01.jpg

A renúncia inesperada de Bento XVI, no mês passado, reintroduziu um grande debate dentro da Igreja Católica que, há décadas, ninguém tinha coragem de levar adiante. Apesar de vozes de insatisfação aqui e acolá acenarem para a necessidade de reformas, a grande maioria dos senhores da alta cúpula do Vaticano desconsiderava essa demanda. Mas a corrupção financeira no Banco do Vaticano, os escândalos de pedofilia, as lutas internas na Cúria pelo poder e, por consequência, a saída do papa alemão ligaram de vez o sinal de alerta para os ajustes que o catolicismo precisa encarar para se comunicar melhor com os povos. Muitos deles foram levantados há meio século no Concílio Vaticano II – o evento religioso mais importante do século XX, ocorrido entre 1962 e 1965 – e esquecidos, às vezes de forma intencional, com o passar dos anos pelas autoridades da Santa Sé.

21 concílios

A memória daquele concílio, o último dos 21 que já aconteceram na história, e de suas propostas modernizadoras nunca deixou de provocar debates mundo religioso afora. Só que, agora, com a grande assembleia midiática criada pela renúncia do papa, foram criadas as condições propícias para que voltassem à tona com força. Realizar um Concílio naqueles moldes talvez seja difícil – na época participaram 2.850 religiosos, entre bispos, patriarcas, superiores de ordens e de comunidades religiosas. Hoje seriam convidadas cerca de seis mil pessoas. Mas os temas do Concílio Vaticano II podem ser retomados, segundo teólogos e religiosos. “O concílio marcou uma época e está aí, reprimido, mas nos corações e na fé do povo e de uma infinidade de agentes de pastoral está vivo”, diz o padre José Maria Vigil, espanhol naturalizado nicaraguense, teólogo pela Universidade Pontifícia de Salamanca, na Espanha. O padre José Oscar Beozzo, especialista em história do catolicismo, caminha na mesma direção: “Um concílio é salutar para a Igreja porque devolve a voz a todo mundo. É um processo de cura à centralização do poder no Vaticano.”
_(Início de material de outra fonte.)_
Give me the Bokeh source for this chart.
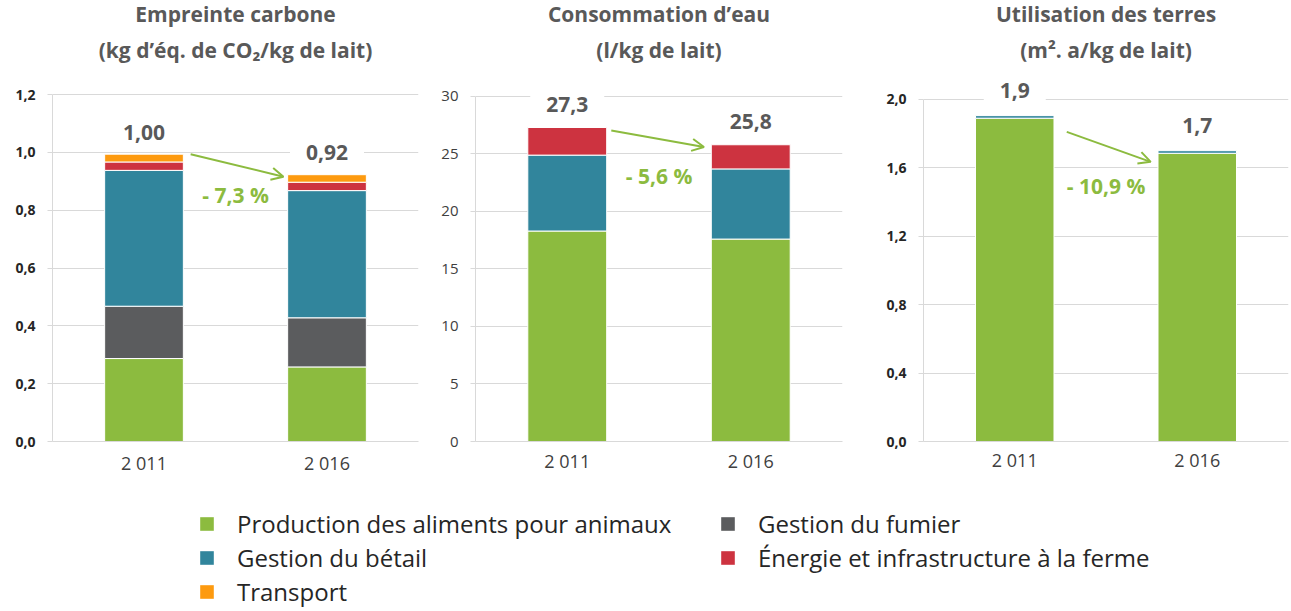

Um governo mais descentralizado, em que os bispos e suas dioceses recuperem a autonomia para dar respostas aos problemas de suas localidades em vez de apenas transmitir recado ao papa e esperar Roma deliberar sobre a demanda, como ocorre hoje, é uma das principais mudanças que deveriam ocorrer. Temas discutidos no Concílio Vaticano II, como o papel dos leigos na religião, a ordenação de padres casados, a utilização de meios artificiais para o controle da natalidade, a aceitação do segundo matrimônio, o aborto e o diálogo inter-religioso, entre outros, ganharam fôlego nos dias que antecederam a eleição do papa Francisco ao trono de Pedro.

Papel ativo

Para teólogos e vaticanistas, no topo da agenda do novo pontificado deveria estar a retomada da capacidade da Igreja de falar para as culturas contemporâneas. Afinal, enquanto os costumes e hábitos da sociedade mudam com a rapidez própria de um mundo globalizado, a assimilação desses avanços pelo Vaticano e a reflexão sobre eles ainda caminham na velocidade do início do século passado. “Não percebo na Igreja de 2013 a presença de movimentos renovadores, como havia no final dos anos 50 e começo dos anos 60, antes do Vaticano II, que permitam o surgimento de um novo concílio”, opina o padre e teólogo jesuíta João Batista Libânio. Pelo contrário, o cenário atual da Cúria, onde reina com sobras a ala conservadora formada por bispos selecionados e moldados pelos papas João Paulo II e Bento XVI, não é favorável para as reformas.

É inegável, porém, a necessidade de mudança. A trajetória do papa Francisco é um indicativo de que a Igreja deverá se identificar mais com os pobres – uma opção preferencial nascida no Vaticano II e dizimada nos dois últimos pontificados. Isso pode aproximar a religião dos fiéis que, cada vez em maior quantidade, aceitam se alinhar ao discurso de pastores evangélicos. Mesmo sem a convocação de um concílio, um processo conciliar no qual leigos, bispos e outros religiosos tenham voz mais ativa na Igreja seria salutar para que o canal de comunicação do catolicismo com o mundo, obstruído pela concentração de poder no Vaticano, voltasse a funcionar.